LAUSR

Abstract This paper focuses on the experimental creep compaction behavior and μCT based permeability measurements of an “Out-of-life” aerospace-grade carbon/epoxy prepreg system. The creep compaction experiments were conducted using four different thicknesses (2, 4, 8 and 16 layers) of prepreg at three different temperatures (23, 60, and 90 °C). The effect of varying the number of prepreg layers on the creep compaction strain and fiber volume fraction at various temperatures was determined. An X-ray computed tomography (XCT) technique was carried out on all samples to observe the internal features of the compacted prepreg. It was observed that an increase in the number of layers reduced the overall creep property of the expired prepreg system. An XCT-based model was created to measure air permeability through the voids at room temperature and through-thickness reinforcement permeability at the three different temperatures using computational fluid dynamics. Several unit cells were extracted for image analysis and segmentation for subsequent modeling of the flow through the thickness of the prepreg at elevated temperatures.
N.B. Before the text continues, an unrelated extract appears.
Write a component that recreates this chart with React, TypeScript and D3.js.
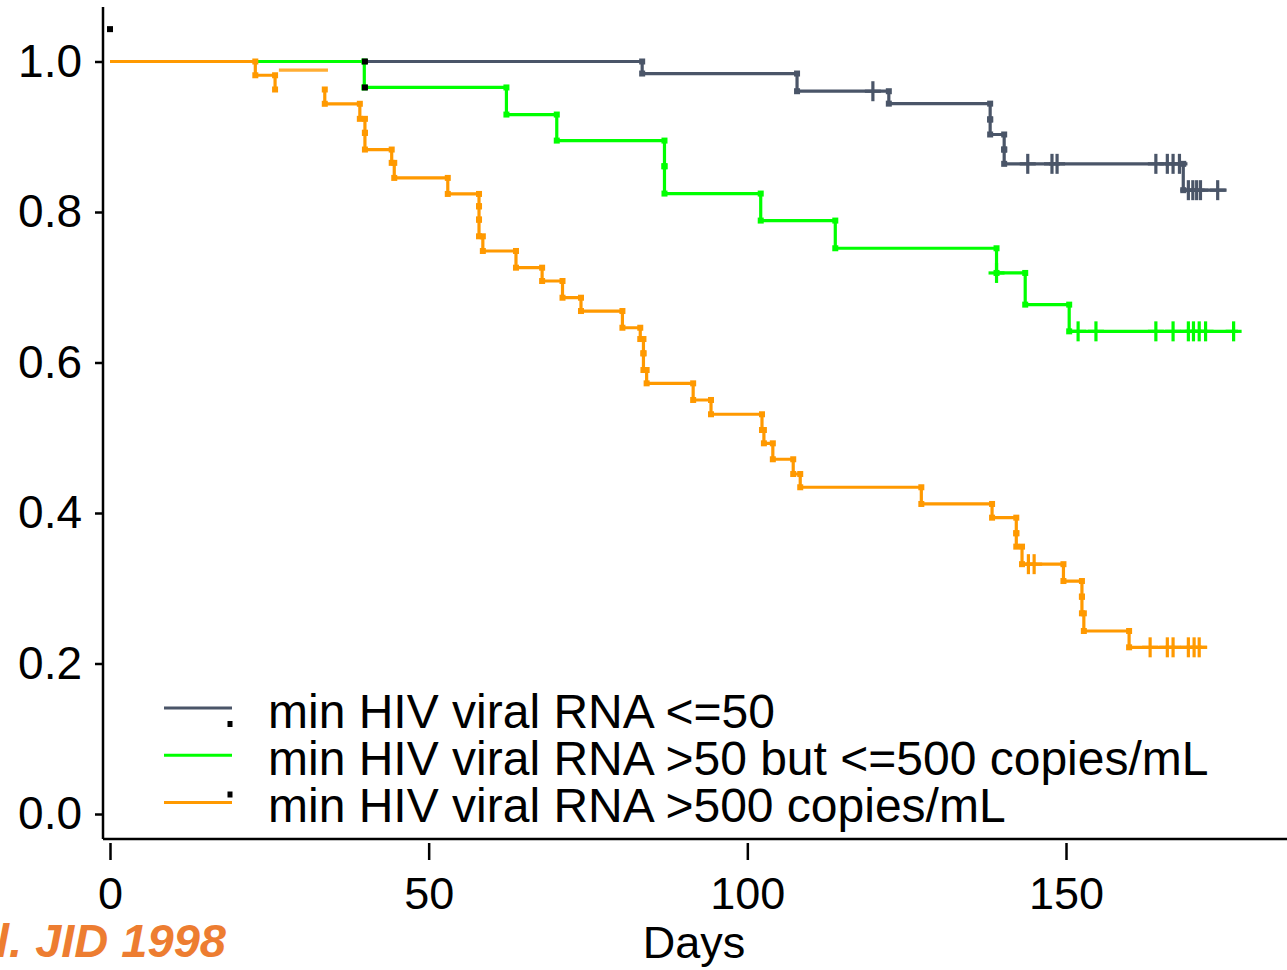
import * as d3 from "d3";
import { useEffect, useRef } from "react";

// Kaplan-Meier style steps: time (days) and survival after the drop
const grayEvents = [
  { t: 83.5, s: 0.984 }, { t: 107.8, s: 0.9605 }, { t: 122.2, s: 0.944 },
  { t: 138.1, s: 0.923 }, { t: 138.1, s: 0.903 }, { t: 140.3, s: 0.883 },
  { t: 140.3, s: 0.864 }, { t: 168.4, s: 0.829 },
];
const grayCensors = [119.7, 144.0, 147.8, 148.6, 164.1, 165.9, 166.8, 167.8, 169.2, 169.9, 170.5, 171.1, 173.8];
const grayEnd = 175.2;

const greenEvents = [
  { t: 39.9, s: 0.9655 }, { t: 62.2, s: 0.9295 }, { t: 70.1, s: 0.8949 },
  { t: 87.0, s: 0.8608 }, { t: 87.0, s: 0.8245 }, { t: 102.1, s: 0.7886 },
  { t: 113.8, s: 0.7518 }, { t: 139.1, s: 0.719 }, { t: 143.6, s: 0.6769 },
  { t: 150.5, s: 0.6414 },
];
const greenCensors = [139.1, 151.9, 154.7, 164.1, 166.8, 169.2, 170.0, 170.9, 171.9, 176.3];
const greenEnd = 177.0;

const orangeEvents = [
  { t: 22.8, s: 0.9817 }, { t: 25.9, s: 0.9628 }, { t: 33.7, s: 0.9438 },
  { t: 39.2, s: 0.9238 }, { t: 40.0, s: 0.9052 }, { t: 40.0, s: 0.883 },
  { t: 44.2, s: 0.8653 }, { t: 44.6, s: 0.8453 }, { t: 53.0, s: 0.824 },
  { t: 57.9, s: 0.8076 }, { t: 57.9, s: 0.7899 }, { t: 57.9, s: 0.7677 },
  { t: 58.5, s: 0.7482 }, { t: 63.7, s: 0.726 }, { t: 67.8, s: 0.7083 },
  { t: 71.0, s: 0.6861 }, { t: 73.9, s: 0.6684 }, { t: 80.4, s: 0.6462 },
  { t: 83.2, s: 0.6312 }, { t: 83.7, s: 0.6122 }, { t: 83.7, s: 0.59 },
  { t: 84.2, s: 0.5723 }, { t: 91.5, s: 0.5502 }, { t: 94.3, s: 0.5312 },
  { t: 102.3, s: 0.5103 }, { t: 102.6, s: 0.4926 }, { t: 104.0, s: 0.4714 },
  { t: 107.2, s: 0.4518 }, { t: 108.3, s: 0.4342 }, { t: 127.3, s: 0.412 },
  { t: 138.4, s: 0.3938 }, { t: 142.2, s: 0.3731 }, { t: 142.2, s: 0.3553 },
  { t: 143.1, s: 0.332 }, { t: 149.6, s: 0.3096 }, { t: 152.5, s: 0.2888 },
  { t: 152.5, s: 0.2667 }, { t: 152.8, s: 0.2432 }, { t: 159.9, s: 0.2215 },
];
const orangeCensors = [144.1, 145.0, 163.2, 165.9, 166.8, 169.2, 170.1, 170.9];
const orangeEnd = 172.1;
// the horizontal piece between these two drops is drawn displaced in the original
const orangeGap = { from: 25.9, to: 33.7 };
const orangeStray = [{ t: 26.5, s: 0.9886 }, { t: 34.2, s: 0.9886 }];

// stray black marks in the source picture
const blackMarks = [{ t: 0, s: 1.043 }, { t: 40, s: 1.0 }, { t: 40, s: 0.9655 }];

const legendLabels = [
  "min HIV viral RNA <=50",
  "min HIV viral RNA >50 but <=500 copies/mL",
  "min HIV viral RNA >500 copies/mL",
];
const colors = ["#4a5568", "#00ff00", "#ff9900"];

const xTicks = [0, 50, 100, 150];
const yTicks = [0, 0.2, 0.4, 0.6, 0.8, 1.0];

const FONT = "'Liberation Sans', Arial, sans-serif";

function stepPoints(events, end, gap?) {
  const pts: any[] = [{ t: 0, s: 1 }];
  let s = 1;
  let lastT = 0;
  events.forEach((e) => {
    if (gap && lastT === gap.from && e.t === gap.to) pts.push({ gap: true });
    pts.push({ t: e.t, s });
    pts.push({ t: e.t, s: e.s });
    s = e.s;
    lastT = e.t;
  });
  pts.push({ t: end, s });
  return pts;
}

function survAt(events, t) {
  let s = 1;
  events.forEach((e) => { if (e.t <= t) s = e.s; });
  return s;
}

export default function App() {
  const width = 1287;
  const height = 970;

  const x = d3.scaleLinear([0, 150], [110, 1066]);
  const y = d3.scaleLinear([0, 1], [814, 61.5]);

  const xAxisRef = useRef(null);
  const yAxisRef = useRef(null);

  const line = d3.line<any>().defined((d) => !d.gap).x((d) => x(d.t)).y((d) => y(d.s));

  useEffect(() => {
    const xAxis = d3.axisBottom(x).tickValues(xTicks).tickSize(17).tickPadding(17).tickFormat(d3.format("d"));
    const yAxis = d3.axisLeft(y).tickValues(yTicks).tickSize(8).tickPadding(13).tickFormat(d3.format(".1f"));

    const gx = d3.select(xAxisRef.current).call(xAxis);
    gx.select(".domain").remove();
    gx.selectAll("line").attr("stroke", "#000").attr("stroke-width", 2.5);
    gx.selectAll("text").attr("font-size", 45).attr("font-family", FONT).attr("fill", "#000");

    const gy = d3.select(yAxisRef.current).call(yAxis);
    gy.select(".domain").remove();
    gy.selectAll("line").attr("stroke", "#000").attr("stroke-width", 2.5);
    gy.selectAll("text").attr("font-size", 46).attr("font-family", FONT).attr("fill", "#000");
  }, []);

  const series = [
    { events: grayEvents, censors: grayCensors, end: grayEnd, color: colors[0], gap: null },
    { events: greenEvents, censors: greenCensors, end: greenEnd, color: colors[1], gap: null },
    { events: orangeEvents, censors: orangeCensors, end: orangeEnd, color: colors[2], gap: orangeGap },
  ];

  const legendTop = 727.5;
  const legendStep = 47.3;

  return (
    <>
      <style>{`body{margin:0}`}</style>
      <svg width={width} height={height} style={{ display: "block", background: "#fff" }}>
        {/* axis lines */}
        <line x1={103} x2={103} y1={7} y2={839} stroke="#000" strokeWidth={2.5} />
        <line x1={103} x2={width} y1={839} y2={839} stroke="#000" strokeWidth={2.5} />
        <g ref={xAxisRef} transform={`translate(0,843)`}></g>
        <g ref={yAxisRef} transform={`translate(103,0)`}></g>

        {series.map((sr, i) => (
          <g key={i} stroke={sr.color} fill={sr.color}>
            <path d={line(stepPoints(sr.events, sr.end, sr.gap))} fill="none" strokeWidth={3.2} />
            {sr.events.map((e, j) => {
              const prev = j === 0 ? 1 : sr.events[j - 1].s;
              return (
                <g key={j} stroke="none">
                  <rect x={x(e.t) - 3} y={y(prev) - 3} width={6} height={6} />
                  <rect x={x(e.t) - 3} y={y(e.s) - 3} width={6} height={6} />
                </g>
              );
            })}
            {sr.censors.map((c, j) => {
              const cx = x(c);
              const cy = y(survAt(sr.events, c));
              return (
                <g key={"c" + j} strokeWidth={3.2} fill="none">
                  <line x1={cx} x2={cx} y1={cy - 10} y2={cy + 10} />
                  <line x1={cx - 8} x2={cx + 8} y1={cy} y2={cy} />
                </g>
              );
            })}
          </g>
        ))}
        <path d={line(orangeStray)} fill="none" stroke={colors[2]} strokeOpacity={0.8} strokeWidth={3.2} />

        {blackMarks.map((m, i) => (
          <rect key={i} x={x(m.t) - 3} y={y(m.s) - 3} width={6} height={6} fill="#000" />
        ))}

        {/* legend */}
        <g fontFamily={FONT} fontSize={48}>
          {legendLabels.map((lab, i) => (
            <g key={i}>
              <line x1={164} x2={232} y1={legendTop + i * legendStep - 19.5} y2={legendTop + i * legendStep - 19.5}
                stroke={colors[i]} strokeWidth={3} />
              <text x={268} y={legendTop + i * legendStep} fill="#000">{lab}</text>
            </g>
          ))}
          <rect x={227.5} y={721} width={5} height={6} fill="#000" />
          <rect x={227.5} y={791.5} width={5} height={6} fill="#000" />
        </g>

        <text x={694} y={958} textAnchor="middle" fontFamily={FONT} fontSize={45} fill="#000">Days</text>
        <text x={-4} y={956.5} fontFamily={FONT} fontSize={47} fontWeight="bold" fontStyle="italic" fill="#ed7d31">l. JID 1998</text>
      </svg>
    </>
  );
}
The flow fields and fluid velocity contours for different numbers of layers at different temperatures were also obtained. The probability of finding connected air flow paths for air permeability decreased as the number of layers increased. It was observed that creep compaction distorted the prepreg architecture at elevated temperatures, pushing the resin out and causing an increase in the through-thickness reinforcement permeability.